Tag-based filtering enables dynamic slicing of data, such as isolating datapoints by host, service, or deployment environment. This approach contrasts with rigid, columnar schemas that hard-wire every possible dimension.
Storage and backend
The default storage backend is a distributed columnar store, with Cassandra as the most common choice in deployments that require scalability and fault tolerance. The combination of KairosDB’s data model with Cassandra’s distributed architecture aims to deliver linear write throughput as data volumes grow.
Data distribution and replication rely on the underlying backend’s semantics. Cassandra uses tunable consistency, which gives operators a balance between latency and data durability according to the needs of their use case. See Apache Cassandra for the underlying technology.
Ingestion and querying
Ingestion is typically performed via a REST API that accepts batched datapoints, allowing efficient throughput for large fleets of hosts or sensors. Some deployments also employ optional input plugins or adapters to support alternative ingestion channels.
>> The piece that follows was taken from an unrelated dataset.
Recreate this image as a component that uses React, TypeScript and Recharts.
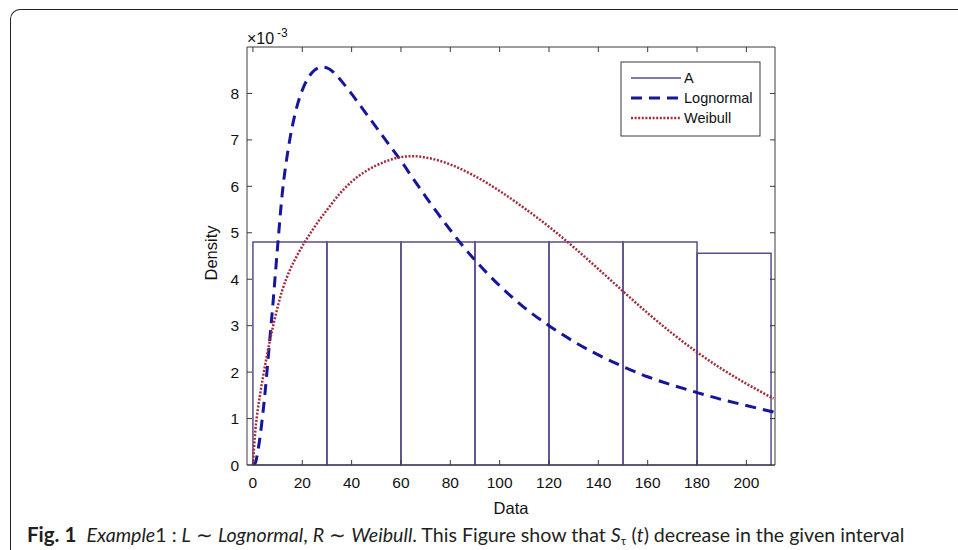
import React from 'react';
import { ComposedChart, Line, XAxis, YAxis, ReferenceArea } from 'recharts';

// Histogram "A": bin edges and bar heights (×10^-3)
const binEdges = [0, 30, 60, 90, 120, 150, 180, 210];
const binHeights = [4.8, 4.8, 4.8, 4.8, 4.8, 4.8, 4.56];

// Lognormal density (×10^-3)
const lognormalX = [0, 1, 2, 3, 4, 5, 6, 7, 8, 9, 10, 12, 14, 16, 18, 20, 22, 24, 26, 28, 30, 33, 36, 40, 45, 50, 55, 60, 65, 70, 75, 80, 85, 90, 100, 110, 120, 130, 140, 150, 160, 170, 180, 190, 200, 211];
const lognormalY = [0, 0.05, 0.3, 0.65, 1.1, 1.6, 2.2, 2.8, 3.4, 4.05, 4.7, 5.9, 6.7, 7.3, 7.75, 8.07, 8.3, 8.45, 8.54, 8.57, 8.55, 8.44, 8.26, 7.99, 7.63, 7.27, 6.91, 6.55, 6.16, 5.78, 5.41, 5.06, 4.72, 4.41, 3.86, 3.39, 3.0, 2.66, 2.37, 2.12, 1.9, 1.72, 1.56, 1.41, 1.28, 1.14];

// Weibull density (×10^-3)
const weibullX = [0, 1, 2, 3, 4, 6, 8, 10, 12, 15, 18, 21, 24, 27, 30, 35, 40, 45, 50, 55, 60, 65, 70, 75, 80, 90, 100, 110, 120, 130, 140, 150, 160, 170, 180, 190, 200, 211];
const weibullY = [0, 0.75, 1.2, 1.55, 1.87, 2.45, 2.95, 3.4, 3.78, 4.2, 4.52, 4.8, 5.05, 5.28, 5.49, 5.83, 6.1, 6.3, 6.45, 6.56, 6.63, 6.65, 6.62, 6.56, 6.47, 6.22, 5.9, 5.53, 5.13, 4.69, 4.22, 3.74, 3.27, 2.83, 2.43, 2.07, 1.75, 1.43];

const xTicks = [0, 20, 40, 60, 80, 100, 120, 140, 160, 180, 200];
const yTicks = [0, 1, 2, 3, 4, 5, 6, 7, 8];
const legendLabels = ['A', 'Lognormal', 'Weibull'];

const lognormalData = lognormalX.map((x, i) => ({ x, y: lognormalY[i] }));
const weibullData = weibullX.map((x, i) => ({ x, y: weibullY[i] }));

const AXIS = '#3a3a3a';
const HIST = '#5b4c8c';
const BLUE = '#16169c';
const RED = '#a02c3c';
const TXT = '#111';
const FONT = '"Liberation Sans", Arial, sans-serif';

const BottomTick = (p: any) => (
  <g>
    <line x1={p.x} y1={p.y} x2={p.x} y2={p.y - 5} stroke={AXIS} strokeWidth={1} />
    <text x={p.x} y={p.y + 23} textAnchor="middle" fontSize={15.5} fontFamily={FONT} fill={TXT}>{p.payload.value}</text>
  </g>
);
const TopTick = (p: any) => (
  <line x1={p.x} y1={p.y} x2={p.x} y2={p.y + 5} stroke={AXIS} strokeWidth={1} />
);
const LeftTick = (p: any) => (
  <g>
    <line x1={p.x} y1={p.y} x2={p.x + 5} y2={p.y} stroke={AXIS} strokeWidth={1} />
    <text x={p.x - 8} y={p.y + 5.5} textAnchor="end" fontSize={15.5} fontFamily={FONT} fill={TXT}>{p.payload.value}</text>
  </g>
);
const RightTick = (p: any) => (
  <line x1={p.x} y1={p.y} x2={p.x - 5} y2={p.y} stroke={AXIS} strokeWidth={1} />
);

const XLabel = (p: any) => {
  const vb = p.viewBox;
  return (
    <text x={vb.x + vb.width / 2} y={vb.y + 49} textAnchor="middle" fontSize={16.5} fontFamily={FONT} fill={TXT}>Data</text>
  );
};
const YLabel = (p: any) => {
  const vb = p.viewBox;
  const cy = vb.y + vb.height / 2 - 3;
  return (
    <text transform={`translate(${vb.x + 10}, ${cy}) rotate(-90)`} textAnchor="middle" fontSize={16.5} fontFamily={FONT} fill={TXT}>Density</text>
  );
};

export default function App() {
  return (
    <div style={{ position: 'absolute', left: 0, top: 0, width: 958, height: 550, overflow: 'hidden', background: '#fff' }}>
      <div style={{ position: 'absolute', left: 10, top: 9, width: 990, height: 600, borderTop: '1.5px solid #222', borderLeft: '1.5px solid #222', borderTopLeftRadius: 10 }} />
      <div style={{ position: 'absolute', left: 0, top: 0 }}>
        <ComposedChart width={958} height={550} margin={{ top: 46, right: 182, bottom: 55, left: 207 }}>
          <XAxis dataKey="x" type="number" domain={[-2.4, 211.6]} ticks={xTicks} allowDataOverflow
            stroke={AXIS} tickSize={0} tickMargin={0} tick={BottomTick} tickLine={false} height={30} label={XLabel} />
          <XAxis xAxisId="top" orientation="top" dataKey="x" type="number" domain={[-2.4, 211.6]} ticks={xTicks} allowDataOverflow
            stroke={AXIS} tickSize={0} tickMargin={0} tick={TopTick} tickLine={false} height={1} />
          <YAxis type="number" domain={[0, 9]} ticks={yTicks} allowDataOverflow stroke={AXIS} tickSize={0} tickMargin={0}
            tick={LeftTick} tickLine={false} width={40} label={YLabel} />
          <YAxis yAxisId="right" orientation="right" type="number" domain={[0, 9]} ticks={yTicks} allowDataOverflow stroke={AXIS}
            tickSize={0} tickMargin={0} tick={RightTick} tickLine={false} width={1} />
          {binHeights.map((h, i) => (
            <ReferenceArea key={i} x1={binEdges[i]} x2={binEdges[i + 1]} y1={0} y2={h} fill="none" fillOpacity={0}
              stroke={HIST} strokeWidth={1.5} ifOverflow="visible" />
          ))}
          <Line data={lognormalData} dataKey="y" type="monotone" stroke={BLUE} strokeWidth={3} strokeDasharray="11 7"
            dot={false} activeDot={false} isAnimationActive={false} />
          <Line data={weibullData} dataKey="y" type="monotone" stroke={RED} strokeWidth={2.5} strokeDasharray="2 1.6"
            dot={false} activeDot={false} isAnimationActive={false} />
        </ComposedChart>
      </div>
      <svg width={958} height={550} style={{ position: 'absolute', left: 0, top: 0, pointerEvents: 'none' }}>
        <text x={247} y={44} fontSize={16} fontFamily={FONT} fill={TXT}>×10</text>
        <text x={277} y={37} fontSize={12} fontFamily={FONT} fill={TXT}>-3</text>
        <rect x={621} y={62} width={139} height={74} fill="#fff" stroke={AXIS} strokeWidth={1} />
        <line x1={631} y1={78} x2={681} y2={78} stroke={HIST} strokeWidth={1.5} />
        <line x1={631} y1={98} x2={681} y2={98} stroke={BLUE} strokeWidth={3} strokeDasharray="11 7" />
        <line x1={631} y1={118} x2={681} y2={118} stroke={RED} strokeWidth={2.5} strokeDasharray="2 1.6" />
        {legendLabels.map((l, i) => (
          <text key={l} x={684} y={83 + i * 20} fontSize={14.5} fontFamily={FONT} fill={TXT}>{l}</text>
        ))}
      </svg>
      <div style={{ position: 'absolute', left: 27, top: 523, whiteSpace: 'nowrap', fontFamily: 'Lato, "Open Sans", sans-serif', fontSize: 19.6, color: '#231f20', lineHeight: '22px' }}>
        <b style={{ fontSize: 20.5 }}>Fig. 1</b>&nbsp;&nbsp;<i>Example</i>1 : <i>L</i> ∼ <i>Lognormal</i>, <i>R</i> ∼ <i>Weibull</i>. This Figure show that <i>S</i><span style={{ fontSize: 12, position: 'relative', top: 3 }}>τ</span> (<i>t</i>) decrease in the given interval
      </div>
    </div>
  );
}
Queries support aggregation over time windows, such as average, minimum, maximum, sum, and count. Downsampling can be used to reduce data resolution for long-term storage while preserving representative trends. Users can group results by tag values to produce multi-dimensional summaries suitable for dashboards and alerts. See Query language and Downsampling for related topics.
Administration and deployment
KairosDB is designed for horizontal scalability, which means scaling out by adding more nodes to the cluster rather than simply upgrading a single machine. This fits environments where organizations want to avoid single points of failure and to support peak ingestion during busy monitoring periods.
Because it relies on a backend like Cassandra, operational considerations include cluster management, backup and restore, capacity planning, and monitoring of query latency and write throughput. See Operational database administration and Monitoring for broader context.
Use cases and ecosystem
Enterprise IT monitoring: KairosDB is commonly used to store metrics from applications, services, and infrastructure, enabling long-term retention and historical analysis. See Monitoring (information technology).
IoT and telemetry: Telemetry from devices and edge sensors can generate large volumes of time-stamped data, making KairosDB’s scalable ingestion and tag-based queries attractive for filtering and aggregating signals.
Dashboards and alerting: By providing fast access to aggregated data over defined periods, KairosDB supports dashboards and alerting systems that rely on timely insights from long-running time series. See Dashboard (business) and Alerting for related concepts.
Comparisons with other time-series databases: In the ecosystem, KairosDB is often discussed alongside systems like OpenTSDB, InfluxDB, and TimescaleDB. Each project has its own architectural trade-offs, language ecosystems, and deployment footprints. See Time-series database for a broader landscape.
Controversies and debates
Operational complexity and backbone choices: Critics note that relying on an ecosystem like Cassandra can introduce operational complexity and maintenance overhead, especially for teams without deep distributed-database expertise. Proponents argue that the payoff is horizontal scalability, fault tolerance, and cost control through commodity hardware. The choice between a Cassandra-backed stack and alternatives with different consistency and operational profiles is a key debate for teams evaluating long-term viability.
SQL vs. no-SQL trade-offs in time-series work: Some observers prefer SQL-based time-series slices or newer SQL-first approaches for ease of ad-hoc querying and integration with existing data tooling. Advocates of KairosDB’s approach emphasize the efficiency of tag-based filtering and the maturity of the underlying distributed storage layer, arguing that performance and scalability matter more than strict SQL familiarity in large telemetry workloads. See SQL and NoSQL for related discussion.
Competition from cloud-native options: As managed, cloud-native time-series offerings become more common, there is a debate about on-premises control versus offsite hosting. Supporters of open-source, self-hosted solutions emphasize sovereignty, data governance, and the ability to avoid ongoing cloud costs and vendor lock-in. Critics may point to the convenience and automatic maintenance of managed services. See Cloud computing and Open-source software for context.
Ecosystem maturity and community governance: Some critics question the breadth of community contributions and long-term stewardship of project direction. Proponents stress that open-source projects with broad participation and clear licensing (e.g., Apache License 2.0) offer durable foundations free from exclusive vendor influence. See Open source and Apache License 2.0.
Data consistency considerations: With distributed backends, operators must decide on consistency settings that balance latency and durability. The right mix depends on the criticality of metrics and the tolerance for occasional out-of-order data. See Consistency model and Cassandra for background on these choices.